Nine-volt batteries power smoke alarms, household items and toys. They are found in most homes. These batteries can be a fire hazard if not stored safely or disposed of with care.

battery

The Issue:
9-volt batteries can be dangerous. The positive and negative posts are close together. If a metal object touches the two posts of a 9-volt battery, it can cause a short circuit and potentially start a fire.
• It is unsafe to store 9-volt batteries in a drawer near paper clips, coins, pens, or other batteries. Do not store common household items such as steel wool, aluminum foil, and keys near 9-volt batteries. If these items touch the two posts, there is a greater risk of a fire starting.
• Weak batteries may have enough charge to cause a fire.
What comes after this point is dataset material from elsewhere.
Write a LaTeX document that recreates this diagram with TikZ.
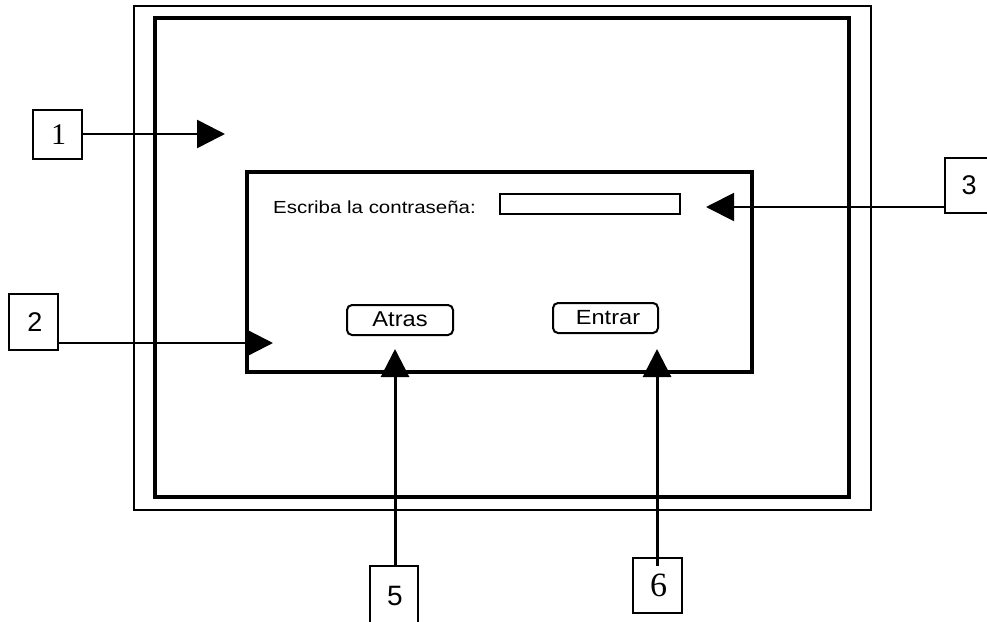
\documentclass[tikz,border=0pt]{standalone}
\usepackage{fontspec}
\setmainfont{Liberation Serif}
\newfontfamily\arialf{Liberation Sans}
\usetikzlibrary{arrows.meta}
\begin{document}
\begin{tikzpicture}[x=1pt,y=-1pt,
  numbox/.style={draw,line width=1.2pt,inner sep=0pt,minimum width=49pt,minimum height=49pt,font=\fontsize{30}{30}\selectfont},
  callout/.style={line width=2.6pt,-{Triangle[length=28pt,width=28pt]}},
  btn/.style={draw,line width=2pt,rounded corners=5pt,inner sep=0pt,font=\arialf}]
\useasboundingbox (0,0) rectangle (987,621);
\clip (0,0) rectangle (987,621);
% frames
\draw[line width=2pt] (134,6) rectangle (871,510);
\draw[line width=4.5pt] (155,18) rectangle (849,497);
\draw[line width=4pt] (247,172) rectangle (752,372);
% dialog content
\node[anchor=base west,inner sep=0pt,font=\arialf\fontsize{17.5}{17.5}\selectfont] (lbl) at (273,213.5) {\scalebox{1.17}[1]{Escriba la contraseña:}};
\node[draw,line width=2pt,minimum width=180pt,minimum height=20pt,inner sep=0pt] (field) at (590,204) {};
\node[btn,minimum width=106pt,minimum height=30pt] (atras) at (400,320) {};
\node[anchor=base,inner sep=0pt,font=\arialf\fontsize{21.5}{21.5}\selectfont] (atrast) at (400,326.5) {\scalebox{1.1}[1]{Atras}};
\node[btn,minimum width=105pt,minimum height=30pt] (entrar) at (605.5,318) {};
\node[anchor=base,inner sep=0pt,font=\arialf\fontsize{20.5}{20.5}\selectfont] (entrart) at (608,324.5) {\scalebox{1.15}[1]{Entrar}};
% number boxes
\node[numbox,minimum height=49pt] (b1) at (57.5,134.5) {\raisebox{-3pt}{\hspace{2pt}1}};
\node[numbox,minimum height=56pt] (b2) at (33.5,322) {\arialf\fontsize{27}{27}\selectfont\hspace{3pt}2};
\node[numbox,minimum width=50pt,minimum height=55pt] (b3) at (970,185.5) {\arialf\fontsize{27}{27}\selectfont\hspace{-2pt}3};
\node[numbox,minimum width=48pt,minimum height=60pt] (b5) at (394,596) {\arialf\fontsize{28}{28}\selectfont\raisebox{-1pt}{\hspace{2pt}5}};
\node[numbox,minimum height=55pt] (b6) at (657.5,585.5) {\fontsize{34}{34}\selectfont\raisebox{-1pt}{\hspace{2pt}6}};
% arrow targets
\coordinate (t1) at (225,134);
\coordinate (t2) at (273,343);
\coordinate (t3) at (706,207);
\coordinate (t5) at (395,349);
\coordinate (t6) at (657,349);
\coordinate (s6) at (657,566);
% arrows
\draw[callout] (b1.east |- t1) -- (t1);
\draw[callout] (b2.east |- t2) -- (t2);
\draw[callout,line width=2pt] (b3.west |- t3) -- (t3);
\draw[callout,line width=3pt] (b5.north -| t5) -- (t5);
\draw[callout,line width=3pt] (s6) -- (t6);
\end{tikzpicture}
\end{document}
Some fires have started in trash when 9-volt batteries were thrown away with other metal items.

Storage
Keep batteries in original packaging until you are ready to use them. If loose, keep the posts covered with masking, duct, or electrical tape, and keep batteries away from metal objects.

Disposal
• Don’t throw 9-volt batteries away with trash. They can start fires if they come in contact with other batteries or pieces of metal.
• Take 9-volt batteries to a nearby collection site for household hazardous waste.
• To be safe, cover the positive and negative posts with masking, duct, or electrical tape before getting rid of batteries.